Kürt halkı, bunlara karşı ilk günden beri direniyor ve direnişi sonuna kadar sürdürmekte de kararlı. Ama mangalda kül bırakmayan Türk solu ve demokrasi mücadelesi verdiği iddiasındaki anlı şanlı ana muhalefetimiz ve ortakları dut yemiş bülbül gibiler. Tam bir “dong”luk hali içindeler.
İstanbul belediyesiyle en önemli büyükşehirleri kaybetmeyi bir türlü içine sindiremeyen iktidar, onlara da kayyım atamanın yollarını arıyor. En büyük rant kaynağı olan İstanbul’un dört ilçesini kapsayan Boğaziçi’ni belediyeden alıp Cumhurbaşkanlığı’na bağlamak istiyorlar. CHP, “yapamazlar, edemezler, Anayasaya aykırıdır” gibi beylik laflarla geçiştiriyor. Be mübarekler, biraz da Diyarbakır’dan, Mardin’den, Cizre’den ders alın. Sekiz yüz bini aşkın oy farkıyla kazandığınız belediyeyi Kürtler size AKP-MHP iktidarına devredesiniz diye mi kazandırdılar? İşte “dong”luk burada da kendini ortaya çıkarıyor.
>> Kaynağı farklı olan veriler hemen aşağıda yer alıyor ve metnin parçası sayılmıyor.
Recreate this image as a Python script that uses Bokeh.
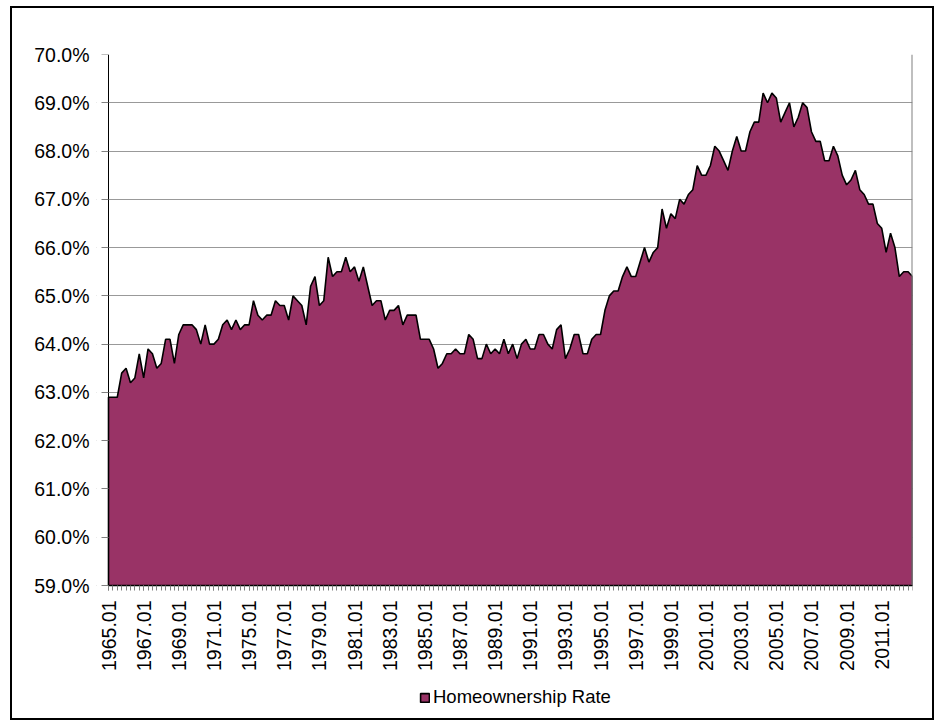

Sayın Kemal Kılıçdaroğlu’nun içi yanıyordu. CHP’nin Suriye konferansında “Suriye’de işimiz ne”ydi, “şehitler gelmesin”di, “analar kara haber almasın”dı. Ama savaş tezkeresine içi yanarak da olsa “evet” diyordu. Partinin demokrat kanadı olduğunu iddia edenlerin birkaç kişi dışında büyük çoğunluğu “dong”!.
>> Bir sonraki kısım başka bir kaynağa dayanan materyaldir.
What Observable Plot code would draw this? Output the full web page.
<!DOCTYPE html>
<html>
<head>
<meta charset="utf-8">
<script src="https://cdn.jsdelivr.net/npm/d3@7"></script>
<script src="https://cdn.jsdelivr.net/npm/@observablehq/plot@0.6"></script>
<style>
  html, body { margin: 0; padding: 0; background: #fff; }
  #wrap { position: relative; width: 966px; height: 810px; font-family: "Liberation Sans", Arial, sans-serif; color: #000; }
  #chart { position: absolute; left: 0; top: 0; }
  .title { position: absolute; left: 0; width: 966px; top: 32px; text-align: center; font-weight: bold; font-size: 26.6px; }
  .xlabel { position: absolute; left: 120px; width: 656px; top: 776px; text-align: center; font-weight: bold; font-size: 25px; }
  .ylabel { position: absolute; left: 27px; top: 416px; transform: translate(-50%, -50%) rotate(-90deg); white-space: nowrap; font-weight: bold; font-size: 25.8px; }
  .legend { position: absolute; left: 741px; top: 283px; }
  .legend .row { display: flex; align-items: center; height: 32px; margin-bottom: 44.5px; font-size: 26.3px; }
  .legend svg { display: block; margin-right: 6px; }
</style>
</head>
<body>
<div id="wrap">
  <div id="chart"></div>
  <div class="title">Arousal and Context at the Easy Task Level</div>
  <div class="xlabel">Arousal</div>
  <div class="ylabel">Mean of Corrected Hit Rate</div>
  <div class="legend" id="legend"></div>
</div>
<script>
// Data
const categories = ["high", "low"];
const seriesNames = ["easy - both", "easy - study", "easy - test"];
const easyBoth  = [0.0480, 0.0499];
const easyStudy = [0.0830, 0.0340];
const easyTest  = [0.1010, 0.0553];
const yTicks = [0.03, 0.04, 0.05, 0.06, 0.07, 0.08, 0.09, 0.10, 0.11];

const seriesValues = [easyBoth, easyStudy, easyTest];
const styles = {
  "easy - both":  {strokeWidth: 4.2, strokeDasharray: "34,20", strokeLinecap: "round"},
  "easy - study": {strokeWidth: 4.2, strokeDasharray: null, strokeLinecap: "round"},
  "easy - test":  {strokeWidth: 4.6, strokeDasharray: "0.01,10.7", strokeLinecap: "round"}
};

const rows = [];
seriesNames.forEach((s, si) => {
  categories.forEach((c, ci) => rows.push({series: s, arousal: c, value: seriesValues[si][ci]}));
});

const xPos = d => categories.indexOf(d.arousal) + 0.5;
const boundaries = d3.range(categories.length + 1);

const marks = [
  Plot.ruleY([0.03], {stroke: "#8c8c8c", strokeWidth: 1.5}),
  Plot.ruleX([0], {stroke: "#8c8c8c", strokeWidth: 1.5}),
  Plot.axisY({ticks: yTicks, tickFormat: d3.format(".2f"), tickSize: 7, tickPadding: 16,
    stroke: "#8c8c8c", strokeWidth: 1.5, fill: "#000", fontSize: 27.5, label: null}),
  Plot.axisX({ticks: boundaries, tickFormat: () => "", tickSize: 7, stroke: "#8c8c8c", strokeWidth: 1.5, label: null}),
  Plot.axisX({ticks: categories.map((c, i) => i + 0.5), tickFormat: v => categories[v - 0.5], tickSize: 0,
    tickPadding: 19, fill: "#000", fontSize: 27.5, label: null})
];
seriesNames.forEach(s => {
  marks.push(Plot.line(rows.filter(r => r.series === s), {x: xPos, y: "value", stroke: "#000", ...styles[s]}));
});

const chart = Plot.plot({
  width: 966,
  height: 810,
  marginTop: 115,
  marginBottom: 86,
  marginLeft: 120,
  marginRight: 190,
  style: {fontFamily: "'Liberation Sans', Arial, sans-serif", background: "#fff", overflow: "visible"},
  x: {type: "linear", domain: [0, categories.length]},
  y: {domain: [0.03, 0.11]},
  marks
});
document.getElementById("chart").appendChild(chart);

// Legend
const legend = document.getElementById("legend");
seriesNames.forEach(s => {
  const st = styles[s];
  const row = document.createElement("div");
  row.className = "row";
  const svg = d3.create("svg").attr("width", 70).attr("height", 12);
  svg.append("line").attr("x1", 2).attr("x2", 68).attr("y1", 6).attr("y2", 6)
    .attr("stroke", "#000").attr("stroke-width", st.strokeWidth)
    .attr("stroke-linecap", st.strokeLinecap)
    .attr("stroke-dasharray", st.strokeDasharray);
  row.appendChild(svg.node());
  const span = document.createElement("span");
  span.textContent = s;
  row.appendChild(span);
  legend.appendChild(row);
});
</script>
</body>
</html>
Özgürlükten yanaydı, milletvekilleri Meclis’te söylediklerinden dolayı suçlanamazlardı, dokunulmazlıkların kaldırılması Anayasa’ya aykırıydı ama değişikliğe “evet” diyordu. Sayın eşinin bile eleştirdiği ve yanlış bir karar olduğunu söylediği bu davranışa karşı, hem partisi, hem Türk solu -ne menem solsa- ya alkış tuttu, ya da “dong”luğa yattı.
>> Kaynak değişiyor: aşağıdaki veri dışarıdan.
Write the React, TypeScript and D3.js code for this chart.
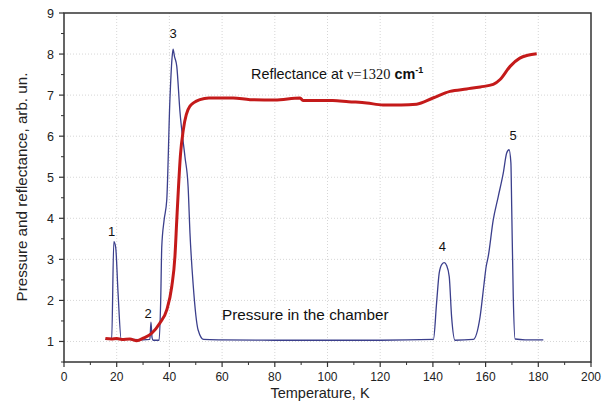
import React from "react";
import * as d3 from "d3";

const xTicks = [0, 20, 40, 60, 80, 100, 120, 140, 160, 180, 200];
const yTicks = [1, 2, 3, 4, 5, 6, 7, 8, 9];

const pressureT = [15.7, 18.1, 18.9, 19.6, 20.5, 21.7, 25, 30, 32.6, 33.0, 33.4, 33.8, 36.1, 36.7, 37.1, 38.0, 39.0, 40.2, 41.0, 41.4, 41.9, 42.8, 44.0, 45.9, 47.1, 47.8, 49.0, 50.9, 53, 60, 80, 100, 120, 140.2, 141.4, 142.4, 143.4, 144.3, 145.2, 146.2, 147.1, 148.4, 155.3, 157.9, 159.4, 160.2, 161.0, 162.9, 164.8, 166.7, 168.0, 168.9, 169.6, 169.9, 170.5, 171.2, 175, 181.9];
const pressureV = [1.05, 1.06, 3.43, 3.3, 2.2, 1.06, 1.05, 1.04, 1.05, 1.47, 1.1, 1.03, 1.03, 2.0, 3.3, 3.96, 4.45, 6.9, 7.9, 8.12, 7.95, 7.7, 6.6, 5.5, 4.77, 3.65, 2.4, 1.28, 1.05, 1.04, 1.03, 1.03, 1.03, 1.05, 1.94, 2.67, 2.88, 2.92, 2.85, 2.58, 1.6, 1.03, 1.05, 1.6, 2.4, 2.82, 3.07, 3.96, 4.53, 5.1, 5.59, 5.67, 5.35, 4.29, 2.09, 1.06, 1.04, 1.04];

const reflT = [15.7, 18, 20, 22, 25, 27.6, 30.1, 33.3, 36.4, 39.0, 40.9, 42.1, 42.8, 43.4, 44.2, 45.3, 47.8, 51.6, 55, 60, 64.2, 70.6, 80, 89.6, 90.7, 102, 108, 114.9, 121, 128, 133.8, 140, 146.5, 152.8, 158, 162.9, 165.5, 169.3, 173, 176, 179.4];
const reflV = [1.07, 1.06, 1.07, 1.05, 1.06, 1.02, 1.08, 1.2, 1.45, 1.77, 2.34, 3.07, 3.96, 4.7, 5.55, 6.16, 6.73, 6.89, 6.93, 6.93, 6.93, 6.89, 6.88, 6.93, 6.87, 6.87, 6.84, 6.81, 6.76, 6.76, 6.78, 6.93, 7.09, 7.15, 7.2, 7.26, 7.38, 7.7, 7.9, 7.97, 8.01];

const peakLabels = ["1", "2", "3", "4", "5"];
const peakT = [18.1, 31.9, 41.4, 143.6, 170.4];
const peakV = [3.57, 1.57, 8.4, 3.2, 5.91];

const W = 604, H = 401;
const m = { left: 64, right: 591, top: 13, bottom: 362 };

export default function App() {
  const x = d3.scaleLinear().domain([0, 200]).range([m.left, m.right]);
  const y = d3.scaleLinear().domain([0.5, 9]).range([m.bottom, m.top]);
  const pLine = d3.line<number>().x((_, i) => x(pressureT[i])).y((d) => y(d)).curve(d3.curveMonotoneX);
  const rLine = d3.line<number>().x((_, i) => x(reflT[i])).y((d) => y(d)).curve(d3.curveMonotoneX);
  const xMinor = d3.range(10, 200, 20);
  const yMinor = d3.range(0.5, 9, 1);
  const font = "'Liberation Sans', Arial, sans-serif";
  return (
    <svg width={W} height={H} style={{ position: "absolute", left: 0, top: 0, background: "#fff" }} fontFamily={font}>
      <rect x={0} y={0} width={W} height={H} fill="#fff" />
      {xTicks.slice(1, -1).map((t) => (
        <line key={"gx" + t} x1={x(t)} x2={x(t)} y1={m.top} y2={m.bottom} stroke="#ccc" strokeWidth={0.8} strokeDasharray="1,2" />
      ))}
      {yTicks.slice(0, -1).map((t) => (
        <line key={"gy" + t} x1={m.left} x2={m.right} y1={y(t)} y2={y(t)} stroke="#ccc" strokeWidth={0.8} strokeDasharray="1,2" />
      ))}
      <path d={pLine(pressureV) || ""} fill="none" stroke="#3b3f8c" strokeWidth={1.3} />
      <path d={rLine(reflV) || ""} fill="none" stroke="#c41a1a" strokeWidth={3} strokeLinejoin="round" />
      <rect x={m.left} y={m.top} width={m.right - m.left} height={m.bottom - m.top} fill="none" stroke="#333" strokeWidth={1.5} />
      {xTicks.map((t) => (
        <g key={"xt" + t}>
          <line x1={x(t)} x2={x(t)} y1={m.bottom} y2={m.bottom + 5} stroke="#333" strokeWidth={1.2} />
          <text x={x(t)} y={380.5} textAnchor="middle" fontSize={12} fill="#222">{t}</text>
        </g>
      ))}
      {xMinor.map((t) => (
        <line key={"xm" + t} x1={x(t)} x2={x(t)} y1={m.bottom} y2={m.bottom + 3} stroke="#333" strokeWidth={1} />
      ))}
      {yTicks.map((t) => (
        <g key={"yt" + t}>
          <line x1={m.left - 5} x2={m.left} y1={y(t)} y2={y(t)} stroke="#333" strokeWidth={1.2} />
          <text x={m.left - 10} y={y(t) + 4.5} textAnchor="end" fontSize={12.5} fill="#222">{t}</text>
        </g>
      ))}
      {yMinor.map((t) => (
        <line key={"ym" + t} x1={m.left - 3} x2={m.left} y1={y(t)} y2={y(t)} stroke="#333" strokeWidth={1} />
      ))}
      <text x={320} y={397.5} textAnchor="middle" fontSize={14.5} fill="#222">Temperature, K</text>
      <text transform={`translate(26.5,187) rotate(-90)`} textAnchor="middle" fontSize={15.2} fill="#222">Pressure and reflectance, arb. un.</text>
      {peakLabels.map((l, i) => (
        <text key={l} x={x(peakT[i])} y={y(peakV[i])} textAnchor="middle" fontSize={13} fill="#111">{l}</text>
      ))}
      <text x={251} y={79} fontSize={14.4} fill="#111">
        Reflectance at <tspan fontFamily="'Liberation Serif', 'Times New Roman', serif" fontSize={14.4}>ν=1320</tspan>
        <tspan fontWeight="bold"> cm</tspan>
        <tspan fontSize={9} dy={-6} fontWeight="bold">-1</tspan>
      </text>
      <text x={222} y={320} fontSize={15.3} fill="#111">Pressure in the chamber</text>
    </svg>
  );
}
O her türlü hukuk normuna aykırı olan Anayasa değişikliği yoluyla HDP’nin yirmiyi aşkın milletvekili tutuklandı, birçoğu ve partinin iki Eş Genel Başkanı hala kilit arkasında. AİHM ve bazı mahkemelerin kararına rağmen Sayın Demirtaş bırakılmamakta. Tutuklu yargılandığı davadan artık alabileceği cezanın karşılığı kadar hapiste kaldığı için zorunlu olarak tahliye kararı veriliyor, aynı dosyadan daha önce soruşturulmasına karşın, yeniden soruşturma açılıp tutuklanıyor. Eee, sayın Erdoğan AİHM kararı karşısında bırakılmayacağını, başka konuların devreye konulup işin bitirileceğini söylemiş, sözü yerde kalacak değil ya!
Sayın Abdullah Zeydan hakkında verilmiş olan tahliye kararı, daha dışarı çıkmadan itiraz üzerin kaldırılıp yeniden tutuklama kararı veriliyor. Savcı yarım saat önce tutukluluğun devamı yolunda mütalaa vermiş olmasına rağmen mahkemenin itiraz üzerine kararından cayması, hukukun iflasının göstergesidir.
Yine savaşa karşı olan, Zeytin Dalı Harekatı’na başta karşı çıktığını söyleyen sayın Kılıçdaroğlu, Afrin ve İdlib’e girilmesinin çok iyi olduğunu, çok iyi işler yapıldığını, hizmetler götürüldüğünü söyledi. O hizmetlerden nedense Türkiyenin batısında bile birçok köy, kasaba ve şehir yararlanamıyor. Allah yazdıysa bozsun, orada yapılanlar, yerli halkın yerlerinden edilip oraların ÖSO mensuplarına, Selefi Araplara verilmesidir. Her türlü suça karışmış, IŞİD, El Nusra, El Kaide gibi örgütlerden gelip ÖSO’ya katılan ve birçoğu yabancı olan çeteye bir de “Suriye milli ordusu” adı verdiler, böylece “yerli ve milli” hale getirdiler.
Buna da ses çıkaran yok, herkes “dong”.
Durum çok vahim ama ciddiyeti yok.
Bu “dong vaziyeti”ne son vermek için nasıl bir “gong” çalsak acaba?